A claim is not a result.

That single rule changes the shape of the whole system. The orchestrator stops being a thing that collects answers and becomes a thing that interrogates them. It re-runs the flow the worker says it satisfied. It looks for the missing case rather than the present one. When a worker reports complete, the orchestrator treats that word as a hypothesis to disprove, not a fact to forward up the chain. One piece that doesn’t survive the re-grade goes back, no matter how confident the report, no matter how green the worker’s own tests were.

A task fans out from an orchestrator into parallel sub-agents that each return a self-graded result; the orchestrator re-grades every claim against the real requirement, sends failures back, and merges only the pieces that survive an independent check.

The pattern, then, is three beats, not one. Decompose the task into pieces that can run apart. Parallelize the pieces across isolated workers so they can’t corrupt each other’s working space. Re-grade every result independently before any of it counts. Skip the third beat and you’ve built a faster way to ship work nobody checked, which is worse than one careful agent, not better.

The discipline the demos skip: when NOT to fan out

Now the part that’s harder to sell and more important to learn. Most tasks should not be fanned out, and the reason is the cost we keep refusing to count.

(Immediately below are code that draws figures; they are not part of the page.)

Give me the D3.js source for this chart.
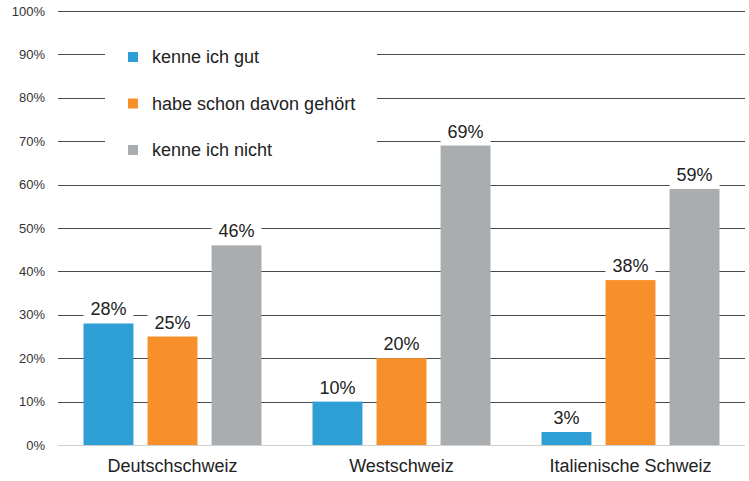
<!DOCTYPE html>
<html>
<head>
<meta charset="utf-8">
<script src="https://cdn.jsdelivr.net/npm/d3@7"></script>
<style>
  body { margin: 0; background: #fff; }
  text { font-family: "Liberation Sans", Arial, sans-serif; }
</style>
</head>
<body>
<div id="chart"></div>
<script>
var regions = ["Deutschschweiz", "Westschweiz", "Italienische Schweiz"];
var seriesNames = ["kenne ich gut", "habe schon davon gehört", "kenne ich nicht"];
var kenneGut = [28, 10, 3];
var schonGehoert = [25, 20, 38];
var kenneNicht = [46, 69, 59];
var yTicks = [0, 10, 20, 30, 40, 50, 60, 70, 80, 90, 100];
var colors = ["#2e9fd5", "#f7902b", "#aaadb0"];

var width = 749, height = 481;
var seriesValues = [kenneGut, schonGehoert, kenneNicht];

var svg = d3.select("#chart").append("svg")
    .attr("width", width)
    .attr("height", height);

var x0 = d3.scaleBand().domain(regions).range([58, 745]).padding(0);
var x1 = d3.scaleBand().domain(seriesNames).range([25.5, 203.5]).paddingInner(0.22);
var y = d3.scaleLinear().domain([0, 100]).range([445, 11]);

// gridlines
svg.append("g").selectAll("line")
    .data(yTicks)
    .enter().append("line")
    .attr("x1", 58).attr("x2", 745)
    .attr("y1", d => Math.round(y(d)) + 0.5)
    .attr("y2", d => Math.round(y(d)) + 0.5)
    .attr("stroke", d => d === 0 ? "#cfcfcf" : "#4a4a4a")
    .attr("stroke-width", 1);

// y tick labels
svg.append("g").selectAll("text")
    .data(yTicks)
    .enter().append("text")
    .attr("x", 45)
    .attr("y", d => y(d))
    .attr("dy", "0.35em")
    .attr("text-anchor", "end")
    .style("font-size", "13px")
    .attr("fill", "#333")
    .text(d => d + "%");

// legend box hides gridlines
svg.append("rect")
    .attr("x", 105).attr("y", 22)
    .attr("width", 272).attr("height", 150)
    .attr("fill", "#fff");

var legend = svg.append("g").selectAll("g")
    .data(seriesNames)
    .enter().append("g")
    .attr("transform", (d, i) => "translate(128," + (52 + i * 46.5) + ")");

legend.append("rect")
    .attr("width", 10).attr("height", 10)
    .attr("fill", (d, i) => colors[i]);

legend.append("text")
    .attr("x", 24).attr("y", 5)
    .attr("dy", "0.35em")
    .style("font-size", "18px")
    .attr("fill", "#222")
    .text(d => d);

// flatten for bars
var bars = [];
regions.forEach(function(r, ri) {
    seriesNames.forEach(function(s, si) {
        bars.push({ region: r, series: s, si: si, value: seriesValues[si][ri] });
    });
});

var groups = svg.append("g");

// white backing behind value labels
groups.selectAll(".labelbg")
    .data(bars)
    .enter().append("rect")
    .attr("class", "labelbg")
    .attr("x", d => x0(d.region) + x1(d.series))
    .attr("y", d => y(d.value) - 26)
    .attr("width", x1.bandwidth())
    .attr("height", 26)
    .attr("fill", "#fff");

groups.selectAll(".bar")
    .data(bars)
    .enter().append("rect")
    .attr("class", "bar")
    .attr("x", d => x0(d.region) + x1(d.series))
    .attr("y", d => y(d.value))
    .attr("width", x1.bandwidth())
    .attr("height", d => y(0) - y(d.value))
    .attr("fill", d => colors[d.si]);

groups.selectAll(".val")
    .data(bars)
    .enter().append("text")
    .attr("class", "val")
    .attr("x", d => x0(d.region) + x1(d.series) + x1.bandwidth() / 2)
    .attr("y", d => y(d.value) - 8)
    .attr("text-anchor", "middle")
    .style("font-size", "18px")
    .attr("fill", "#222")
    .text(d => d.value + "%");

// category labels
svg.append("g").selectAll("text")
    .data(regions)
    .enter().append("text")
    .attr("x", d => x0(d) + x0.bandwidth() / 2)
    .attr("y", 472)
    .attr("text-anchor", "middle")
    .style("font-size", "18px")
    .attr("fill", "#222")
    .text(d => d);
</script>
</body>
</html>
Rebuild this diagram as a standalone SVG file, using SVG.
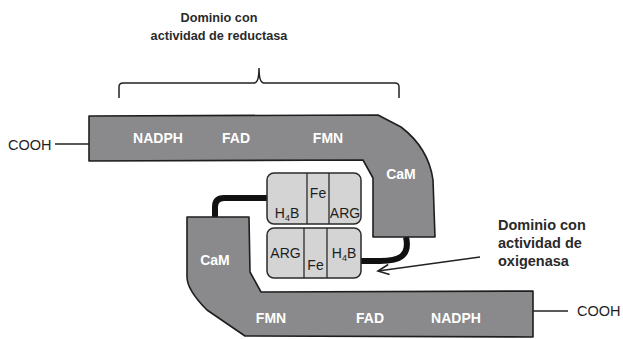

Picture the work as a graph. Each piece is a node; each “these two must agree” is an edge. A task with no edges, forty unrelated documents, is pure parallel gold; add agents and you add speed with nothing to pay. But edges are where coordination lives, and they multiply faster than nodes. Three pieces that all depend on each other isn’t three relationships, it’s the tangle of every pair plus the whole. Fan that out and your agents spend more effort reconciling their guesses about each other than they’d have spent just doing the work in sequence.

The naive instinct is to ask “is this task big?” Big tasks feel like they want more hands. But size is the wrong question. A big task that’s mostly one long dependent chain, do this, then with that result do the next, then the next, has no parallelism to extract. Splitting it doesn’t get you six agents working; it gets you one agent working and five waiting, plus the overhead of passing the baton between strangers at every handoff.

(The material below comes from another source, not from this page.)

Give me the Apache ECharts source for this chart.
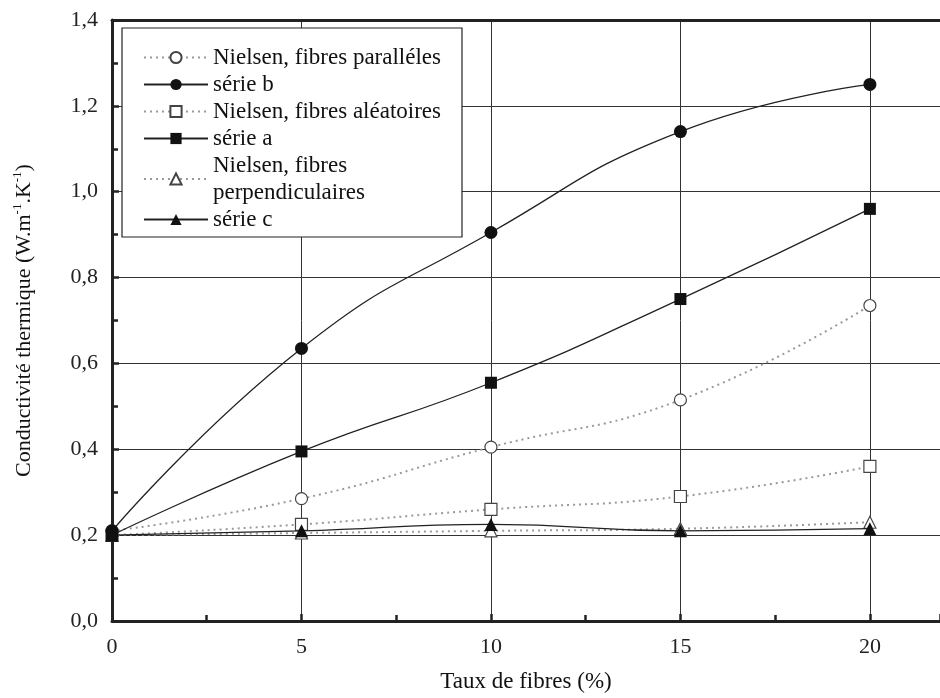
<!DOCTYPE html>
<html>
<head>
<meta charset="utf-8">
<script src="https://cdn.jsdelivr.net/npm/echarts@6/dist/echarts.min.js"></script>
<style>
  html, body { margin: 0; padding: 0; background: #fff; }
  #main { width: 940px; height: 698px; }
</style>
</head>
<body>
<div id="main"></div>
<script>
// values
var taux = [0, 5, 10, 15, 20];
var nielsenParalleles = [0.21, 0.285, 0.405, 0.515, 0.735];
var serieB = [0.21, 0.635, 0.905, 1.14, 1.25];
var nielsenAleatoires = [0.20, 0.225, 0.26, 0.29, 0.36];
var serieA = [0.20, 0.395, 0.555, 0.75, 0.96];
var nielsenPerpendiculaires = [0.20, 0.205, 0.21, 0.215, 0.23];
var serieC = [0.20, 0.21, 0.225, 0.21, 0.215];

var FONT = '"Liberation Serif", "Times New Roman", serif';

function pairs(vals) {
  return taux.map(function (x, i) { return [x, vals[i]]; });
}

var myChart = echarts.init(document.getElementById('main'));

function nielsen(name, vals, symbol) {
  return {
    name: name,
    type: 'line',
    smooth: true,
    symbol: symbol,
    symbolSize: 12,
    showAllSymbol: true,
    lineStyle: { color: '#9a9a9a', width: 2, type: [2, 4] },
    itemStyle: { color: '#fff', borderColor: '#444', borderWidth: 1.2 },
    data: pairs(vals),
    z: 3
  };
}

function serie(name, vals, symbol, size) {
  return {
    name: name,
    type: 'line',
    smooth: true,
    symbol: symbol,
    symbolSize: size,
    lineStyle: { color: '#222', width: 1.3 },
    itemStyle: { color: '#111' },
    data: pairs(vals),
    z: 4
  };
}

var option = {
  animation: false,
  backgroundColor: '#fff',
  textStyle: { fontFamily: FONT },
  grid: { left: 112, top: 20, right: 0, bottom: 76 },
  legend: {
    orient: 'vertical',
    left: 122,
    top: 28,
    padding: [16, 21, 4, 21],
    itemGap: 0,
    itemWidth: 64,
    itemHeight: 14,
    borderColor: '#222',
    borderWidth: 1.2,
    backgroundColor: '#fff',
    textStyle: { fontFamily: FONT, fontSize: 23, color: '#111', lineHeight: 27 },
    data: [
      'Nielsen, fibres paralléles',
      'série b',
      'Nielsen, fibres aléatoires',
      'série a',
      'Nielsen, fibres\nperpendiculaires',
      'série c'
    ]
  },
  xAxis: [
    {
      type: 'value',
      min: 0,
      max: 21.85,
      interval: 5,
      name: 'Taux de fibres (%)',
      nameLocation: 'middle',
      nameGap: 49,
      nameTextStyle: { fontFamily: FONT, fontSize: 23, color: '#111' },
      axisLine: { lineStyle: { color: '#222', width: 3 } },
      axisTick: { inside: true, length: 7, lineStyle: { color: '#222', width: 2.5 } },
      minorTick: { show: true, splitNumber: 2, length: 6, lineStyle: { color: '#222', width: 2.5 } },
      axisLabel: {
        fontFamily: FONT, fontSize: 22, color: '#222', margin: 15, showMaxLabel: false,
        formatter: function (v) { return v % 5 === 0 ? String(v) : ''; }
      },
      splitLine: { show: true, lineStyle: { color: '#333', width: 1 } }
    },
    {
      type: 'value',
      position: 'top',
      min: 0,
      max: 21.85,
      axisLine: { show: true, onZero: false, lineStyle: { color: '#222', width: 3 } },
      axisTick: { show: false },
      axisLabel: { show: false },
      splitLine: { show: false }
    }
  ],
  yAxis: {
    type: 'value',
    min: 0,
    max: 1.4,
    interval: 0.2,
    name: 'Conductivité thermique (W.m{s|-1}.K{s|-1})',
    nameLocation: 'middle',
    nameGap: 75,
    nameTextStyle: {
      fontFamily: FONT, fontSize: 22, color: '#111',
      rich: { s: { fontFamily: FONT, fontSize: 13, color: '#111', verticalAlign: 'top', lineHeight: 26 } }
    },
    axisLine: { show: true, lineStyle: { color: '#222', width: 3 } },
    axisTick: { inside: true, length: 7, lineStyle: { color: '#222', width: 2.5 } },
    minorTick: { show: true, splitNumber: 2, length: 6, lineStyle: { color: '#222', width: 2.5 } },
    axisLabel: {
      fontFamily: FONT, fontSize: 22, color: '#222', margin: 14,
      formatter: function (v) { return v.toFixed(1).replace('.', ','); }
    },
    splitLine: { show: true, lineStyle: { color: '#333', width: 1 } }
  },
  series: [
    nielsen('Nielsen, fibres paralléles', nielsenParalleles, 'circle'),
    serie('série b', serieB, 'circle', 13),
    nielsen('Nielsen, fibres aléatoires', nielsenAleatoires, 'rect'),
    serie('série a', serieA, 'rect', 12),
    nielsen('Nielsen, fibres\nperpendiculaires', nielsenPerpendiculaires, 'triangle'),
    serie('série c', serieC, 'triangle', 13)
  ]
};

myChart.setOption(option);
</script>
</body>
</html>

The right question isn’t “how big is this?” It’s “how much of this can actually happen at the same time without the pieces needing to agree?” That’s the only thing the parallel version buys you, and on a tightly-coupled task the answer is almost none. There, the single agent wins outright, not because it’s heroic, but because it holds the whole task in one head and never has to negotiate with a copy of itself.

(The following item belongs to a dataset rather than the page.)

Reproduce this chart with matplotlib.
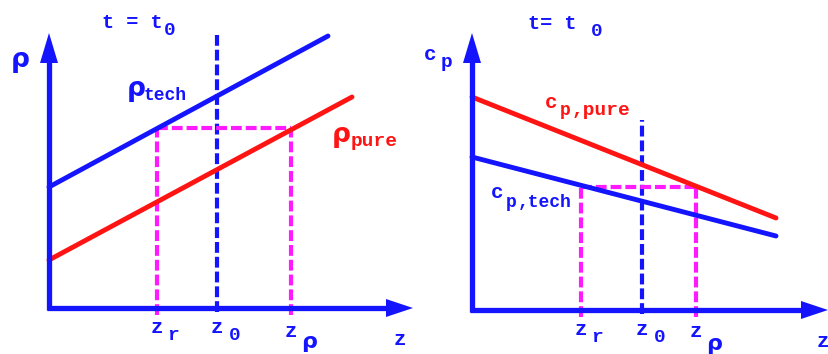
import matplotlib
matplotlib.use("Agg")
import matplotlib.pyplot as plt

BLUE = "#1414ff"
RED = "#ff1414"
MAGENTA = "#ff1aff"
MONO = "Liberation Mono"
SANS = "DejaVu Sans"

# ── Left panel: density against height (units: px from the origin) ──────────
rho_tech_z = [0, 279]
rho_tech = [121, 272]
rho_pure_z = [0, 303]
rho_pure = [48, 211]
left_z_r, left_z_0, left_z_rho = 108, 168, 242
left_rho_level = 180

# ── Right panel: heat capacity against height ────────────────────────────────
cp_z = [0, 304]
cp_pure = [213, 92]
cp_tech = [153, 74]
right_z_r, right_z_0, right_z_rho = 109, 170, 224
right_cp_level = 123

LW = 3.5
DASH = (2.6, 0.95)


def axes_arrows(ax, xlen, ylen):
    ax.plot([0, 0], [-2, ylen - 25], color=BLUE, lw=3.8, solid_capstyle="butt")
    ax.plot([-2, xlen - 22], [0, 0], color=BLUE, lw=3.8, solid_capstyle="butt")
    ax.arrow(0, ylen - 30, 0, 30, width=0.1, head_width=18, head_length=30,
             length_includes_head=True, fc=BLUE, ec="none")
    ax.arrow(xlen - 27, 0, 27, 0, width=0.1, head_width=18, head_length=27,
             length_includes_head=True, fc=BLUE, ec="none")


def guides(ax, z_r, z_0, z_rho, level, z0_top):
    ax.plot([z_0, z_0], [-4, z0_top], color=BLUE, lw=3.0, dashes=DASH)
    ax.plot([z_r, z_r], [-7, level], color=MAGENTA, lw=3.0, dashes=DASH)
    ax.plot([z_rho, z_rho], [-7, level], color=MAGENTA, lw=3.0, dashes=DASH)
    ax.plot([z_r, z_rho], [level, level], color=MAGENTA, lw=3.0, dashes=DASH)


def txt(ax, x, y, s, size=15, color=BLUE, family=MONO, ha="left"):
    ax.text(x, y, s, fontsize=size, color=color, family=family,
            fontweight="bold", ha=ha, va="baseline")


def z_ticks(ax, z_r, z_0, z_rho, dy):
    txt(ax, z_r, -25, "z", ha="center")
    txt(ax, z_r + 16, -32, "r", size=14, ha="center")
    txt(ax, z_0, -25, "z", ha="center")
    txt(ax, z_0 + 18, -32, "0", size=14, ha="center")
    txt(ax, z_rho, -27 + dy, "z", ha="center")
    txt(ax, z_rho + 18, -40, "ρ", size=16, family=SANS, ha="center")


fig = plt.figure(figsize=(8.29, 3.54), dpi=100)

# left panel, origin at pixel (49, 308)
axl = fig.add_axes([0, 0, 0.5, 1])
axl.set_xlim(-49, 414.5 - 49)
axl.set_ylim(-46, 308)
axl.axis("off")

guides(axl, left_z_r, left_z_0, left_z_rho, left_rho_level, 273)
axl.plot(rho_tech_z, rho_tech, color=BLUE, lw=LW, solid_capstyle="round")
axl.plot(rho_pure_z, rho_pure, color=RED, lw=LW, solid_capstyle="round")
axes_arrows(axl, 364, 275)

txt(axl, 53, 280, "t = t", size=14.5)
txt(axl, 115, 273, "0", size=14)
txt(axl, -29, 241, "ρ", size=19, family=SANS, ha="center")
txt(axl, 87, 212, "ρ", size=19, family=SANS, ha="center")
txt(axl, 95, 208, "tech", size=13)
txt(axl, 292, 166, "ρ", size=19, color=RED, family=SANS, ha="center")
txt(axl, 302, 162, "pure", size=14, color=RED)
z_ticks(axl, left_z_r, left_z_0, left_z_rho, -2)
txt(axl, 351, -37, "z", ha="center")

# right panel, origin at pixel (472, 310)
axr = fig.add_axes([0.5, 0, 0.5, 1])
axr.set_xlim(-57.5, 357)
axr.set_ylim(-44, 310)
axr.axis("off")

guides(axr, right_z_r, right_z_0, right_z_rho, right_cp_level, 190)
axr.plot(cp_z, cp_pure, color=RED, lw=LW, solid_capstyle="round")
axr.plot(cp_z, cp_tech, color=BLUE, lw=LW, solid_capstyle="round")
axes_arrows(axr, 356, 277)

txt(axr, 56, 281, "t= t", size=14.5)
txt(axr, 119, 274, "0", size=14)
txt(axr, -48, 250, "c")
txt(axr, -31, 243, "p", size=14)
txt(axr, 73, 202, "c", color=RED)
txt(axr, 88, 195, "p", size=13, color=RED)
txt(axr, 100, 195, ",pure", size=14, color=RED)
txt(axr, 19, 112, "c")
txt(axr, 34, 103, "p", size=13)
txt(axr, 46, 103, ",tech", size=13)
z_ticks(axr, right_z_r, right_z_0, right_z_rho, 0)
txt(axr, 351, -37, "z", ha="center")

fig.savefig("out.png", dpi=100)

The tell is coordination overhead exceeding the parallel gain. When the agents would spend more time syncing than working, you’ve crossed the line. And the failure of crossing it isn’t slowness, slowness you’d notice. It’s a subtle wrongness: six locally-correct pieces that are globally incoherent, each defensible on its own, none of them fitting. A bug no single worker is responsible for, because it lives in the seams between them.

Fan-out buys parallelism and pays for it in coordination. On a task with no seams, you pay nothing and pocket the speed. On a task that’s all seams, you pay everything and pocket a coordination problem. The skill is reading the seams before you split.

A two-lane comparison: a loosely-coupled task splits cleanly into parallel agents with little to reconcile and finishes fast, while a tightly-coupled task split the same way produces locally-correct pieces that do not fit, where one agent holding the whole task would have been both simpler and safer.

The orchestrator’s actual job: routing, not multiplying

Put the two halves together and a quieter truth shows up. The hard part of running many agents was never running many agents. It’s deciding, per task, whether to.

A weak orchestrator has one move: split everything. It treats fan-out as the goal, so every task gets shattered into pieces whether it wanted to be or not, and the coordination tax gets paid on tasks that had no parallelism to pay it from. It looks busy. It is mostly busy reconciling problems it created.

A good orchestrator has two moves, and the judgment to pick. It reads a task for its seams. Loosely coupled, genuinely parallel, fan it out, then re-grade every piece. Tightly coupled, one long dependent chain, hand it to a single agent and get out of the way. The decision to not parallelize is as much a part of the job as the decision to parallelize, and a system that can only do one of those two is only half an orchestrator.

This is why “how many agents” is the wrong frame to optimize. More agents is not a goal. The goal is the work, done and verified, for the least total cost, and total cost includes the coordination you’d be signing up for. Sometimes that math says six. Often it says one. The orchestrator earns its keep by being right about which.

The turn: coordination is a cost humans pay too

Step back from the agents and you’ll recognize this. You’ve lived it.

It’s the meeting that should have been one person’s afternoon. The project split across five people who now spend half their week in sync calls reconciling what they each assumed. The feature handed to a team when it wanted one focused engineer, and the seams between their pieces became the bug that shipped. Every company learns, usually the expensive way, that throwing more people at a task is not the same as getting it done faster, that past a point, the coordination eats the gain, and the thing you needed was one person who could hold the whole problem at once.

Agents make that lesson literal, and cheap to learn. You can watch the coordination tax in the traces. You can see the six locally-correct pieces that don’t fit. You can measure the moment the syncing cost more than the parallelism saved. The math that took human organizations decades to feel is, for a swarm of agents, just numbers you can read.

So the question Apollo’s orchestration is built around isn’t “how do we run a hundred agents at once.” It’s the older, harder one underneath: given this specific work, what is the right number of minds, and how do we trust what each of them claims? Sometimes the answer is many, fanned out and independently re-graded. Sometimes the answer is one, left alone to think. Knowing the difference is the whole skill, for software, and it turns out, for companies.


That’s what we’re building at Apollo Space: not a swarm for its own sake, but an orchestrator that reads a task before it splits it, re-grades everything it splits, and is unembarrassed to hand the tightly-wound problem to a single agent and walk away. The cheapest coordination is the coordination you were wise enough not to create.